D'autres associations et collectifs d’entraide se sont mobilisés depuis le début de la crise, rassemblés au sein d'un mouvement, Free Algeria.
« Le gouvernement ne communique pas. Il y a des étudiants dont les études sont finies et qui sont toujours bloqués. Ils ont trouvé de la solidarité auprès de la communauté algérienne. À Metz, par exemple, une chaîne de solidarité s’est faite, on a hébergé deux jeunes étudiantes qui n’avaient plus aucune ressource. Elles étaient venues dans un cadre précis avec une bourse, elles n’avaient plus rien pour vivre. Et les autorités algériennes ne se sont pas occupées d’elles. Dans quel pays laissons-nous des citoyens totalement abandonnés ? La solidarité ne peut pas durer éternellement… », raconte Nadia Salem, membre du collectif « Debout l’Algérie Lorraine » et du « Hirak » parisien (ndlr : mouvement de protestation spontané contre le pouvoir algérien).
C'est juste avant la pandémie de Covid-19 et la fermeture des frontières algériennes que Kamel Haddar crée l'application "Temtem One". L'objectif : maintenir des flux entre l'Algérie et le reste du monde.
"Avant la pandémie, c’était la famille qui offrait des cadeaux, des denrées alimentaires et des médicaments.
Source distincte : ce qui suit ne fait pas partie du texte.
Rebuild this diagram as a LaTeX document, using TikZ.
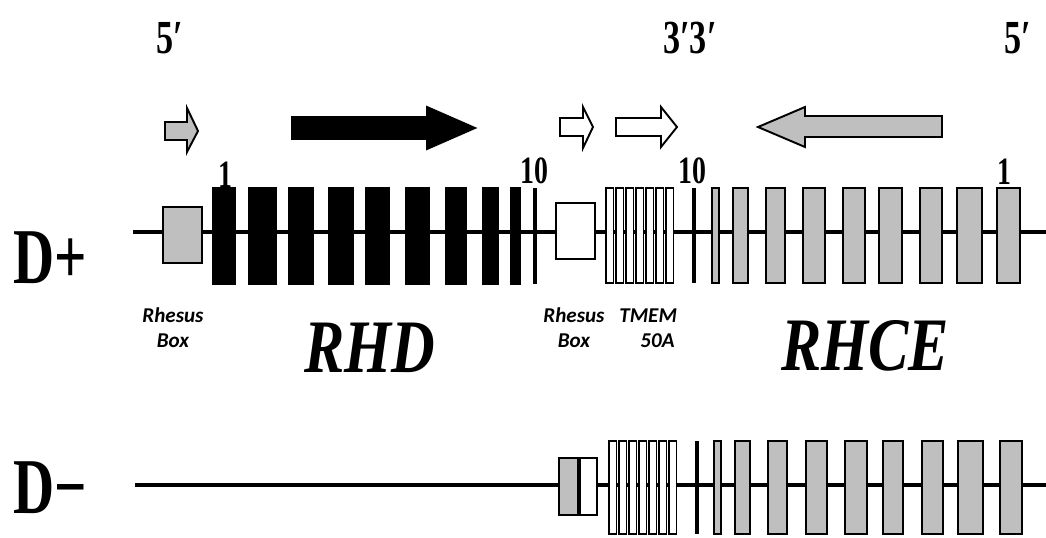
\documentclass[tikz,border=0pt]{standalone}
\usepackage{fontspec}
\newfontfamily\geneserif[FakeStretch=0.72]{Liberation Serif}
\newfontfamily\geneital[FakeStretch=0.8]{Liberation Serif}
\newfontfamily\notefont{Carlito}
\usepackage{tikz}
\tikzset{
  chrom/.style={line width=2.5pt,color=black},
  exonD/.style={fill=black,draw=black,line width=1.1pt},
  exonCE/.style={fill=black!25,draw=black,line width=1.1pt},
  tmemexon/.style={fill=white,draw=black,line width=0.9pt},
  thinexon/.style={line width=2pt,color=black},
  rhbox/.style={draw=black,line width=1.1pt},
  dirarrow/.style={draw=black,line width=1.1pt,line join=miter},
  endlabel/.style={font=\geneserif\bfseries\fontsize{27}{27}\selectfont,inner sep=0pt},
  exnum/.style={font=\geneserif\bfseries\fontsize{22}{22}\selectfont,inner sep=0pt},
  rowlabel/.style={font=\geneserif\bfseries\fontsize{45}{45}\selectfont,inner sep=0pt},
  genename/.style={font=\geneital\bfseries\itshape\fontsize{43}{43}\selectfont,inner sep=0pt},
  boxnote/.style={font=\notefont\bfseries\itshape\fontsize{12}{14.2}\selectfont,inner sep=0pt,align=center}
}

\begin{document}
\begin{tikzpicture}[x=0.02cm,y=-0.02cm]
\useasboundingbox (0,0) rectangle (1046,538);

%% ── Strand ends ──────────────────────────────────────────
\node[endlabel] (fiveL)  at (170,38)  {5′};
\node[endlabel] (threeM) at (690,38)  {3′3′};
\node[endlabel] (fiveR)  at (1018,38) {5′};

%% ── Direction arrows ─────────────────────────────────────
\draw[dirarrow,fill=black!25] (165,122) -- (187,122) -- (187,108) -- (198,131)
  -- (187,152) -- (187,140) -- (165,140) -- cycle;
\draw[dirarrow,fill=black] (292,117) -- (427,117) -- (427,107) -- (475,128)
  -- (427,149) -- (427,139) -- (292,139) -- cycle;
\draw[dirarrow,fill=white] (560,118) -- (583,118) -- (583,107) -- (593,127)
  -- (583,148) -- (583,136) -- (560,136) -- cycle;
\draw[dirarrow,fill=white] (616,118) -- (661,118) -- (661,107) -- (677,127)
  -- (661,147) -- (661,136) -- (616,136) -- cycle;
\draw[dirarrow,fill=black!25] (758,127) -- (805,107) -- (805,116) -- (942,116)
  -- (942,137) -- (805,137) -- (805,147) -- cycle;

%% ── D+ haplotype ─────────────────────────────────────────
\coordinate (dpL) at (133,232);
\coordinate (dpR) at (1046,232);
\draw[chrom] (dpL) -- (dpR);

\draw[rhbox,fill=black!25] (163,207) rectangle (202,263);
\foreach \a/\b in {213/235,249/276,289/313,329/353,366/389,406/429,446/466,483/498,511/520}
  \draw[exonD] (\a,188) rectangle (\b,284);
\draw[thinexon] (535,188) -- (535,284);

\draw[rhbox,fill=white] (556,203) rectangle (595,259);
\foreach \i in {0,...,6}
  \draw[tmemexon] (606+10*\i,188) rectangle (613.5+10*\i,283);
\draw[thinexon] (694,188) -- (694,283);
\draw[exonCE] (712,188) rectangle (719,283);
\foreach \a/\b in {733/748,766/785,803/825,843/865,879/902,920/942,957/982,997/1020}
  \draw[exonCE] (\a,188) rectangle (\b,283);

\node[exnum] (dOne)  at (225,175)  {1};
\node[exnum] (dTen)  at (534,171)  {10};
\node[exnum] (ceTen) at (692,171)  {10};
\node[exnum] (ceOne) at (1004,172) {1};

\node[rowlabel] (dplus) at (50,258) {D+};

%% ── Labels ───────────────────────────────────────────────
\node[boxnote] (rhboxL) at (173,328) {Rhesus\\Box};
\node[boxnote] (rhboxR) at (574,328) {Rhesus\\Box};
\node[boxnote,align=left,anchor=west] (tmem) at (619,328) {TMEM\\\hspace*{12pt}50A};
\node[genename] (rhd)  at (370,348) {RHD};
\node[genename] (rhce) at (865,346) {RHCE};

%% ── D− haplotype ─────────────────────────────────────────
\coordinate (dmL) at (135,485);
\coordinate (dmR) at (1046,485);
\draw[chrom] (dmL) -- (dmR);

\draw[rhbox,fill=black!25] (559,458) rectangle (579,515);
\draw[rhbox,fill=white] (579,458) rectangle (597,515);
\draw[thinexon] (579,458) -- (579,515);
\foreach \i in {0,...,6}
  \draw[tmemexon] (609+10*\i,441) rectangle (616.5+10*\i,534);
\draw[thinexon] (697,441) -- (697,534);
\draw[exonCE] (714,441) rectangle (721,534);
\foreach \a/\b in {735/750,768/787,806/827,845/867,883/903,922/943,958/983,1000/1022}
  \draw[exonCE] (\a,441) rectangle (\b,534);

\node[rowlabel] (dminus) at (50,488) {D−};

\end{tikzpicture}
\end{document}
Aujourd’hui, ce n’est plus possible. "Temtem One" est comme "Amazon", sauf que les gens paient avec leurs cartes et les commerçants sont en Algérie. Nous faisons le lien entre les commerçants, la diaspora et leur famille" explique Kamel Haddar.
Depuis sa création et la pandémie, l'application est un succès. Notamment pour les livraisons de nourriture.
"On fait des taux de croissance de 300%. On vend de tout : téléphones, électroménager, jeux de société et pour 50% de la nourriture, dont beaucoup de viande. Quand on regarde le prix du panier moyen chez nous, il est assez élevé : 65 euros ".
Sans compter le manque de communication du gouvernement algérien envers ses ressortissants, des Algériens membres de la diaspora accusent l’État de les considérer comme des étrangers dans leur pays.
« Ce qui ressort, c’est l’incompétence crasse des autorités à gérer cette situation. C’est tout. Et au-delà de cela, le fait que les Algériens de la diaspora restent là où ils sont arrange peut-être bien les autorités. Le gouvernement en profite depuis, notamment pour mener une répression féroce contre les militants et les journalistes ayant couvert le mouvement », affirme Nadia Salem membre du « Hirak » parisien.
Pour la réalisatrice Sofia Djama, la pandémie a cristallisé un ressentiment ancien envers la diaspora algérienne. « Je survole les différents groupes sur les réseaux sociaux d’Algériens bloqués à l’étranger… La fermeture des frontières est une décision qui reste assez populaire en Algérie : on nous dit que c’est bien que le gouvernement ait fermé les frontières, qu’on est mieux à l'étranger, qu’il ne faut pas oublier qu'un « immigré » a amené le coronavirus (ndlr : un Italien de Lombardie travaillant pour la compagnie italienne ENI), déclare Sofia Djama. La pandémie a fait ressortir un vieux ressentiment à l’égard de la diaspora. La relation n’est pas apaisée entre les Algériens résidant en Algérie et ceux résidant à l’étranger. Il y a toujours ce rapport à l’immigration qui est malsain ».
Jusqu'à présent, selon le magazine français Le Point, le ministre algérien de l'Intérieur, Salah Eddine Dahmoune, affirme avoir rapatrié sur son sol quelque 36 000 ressortissants entre mars et décembre 2020.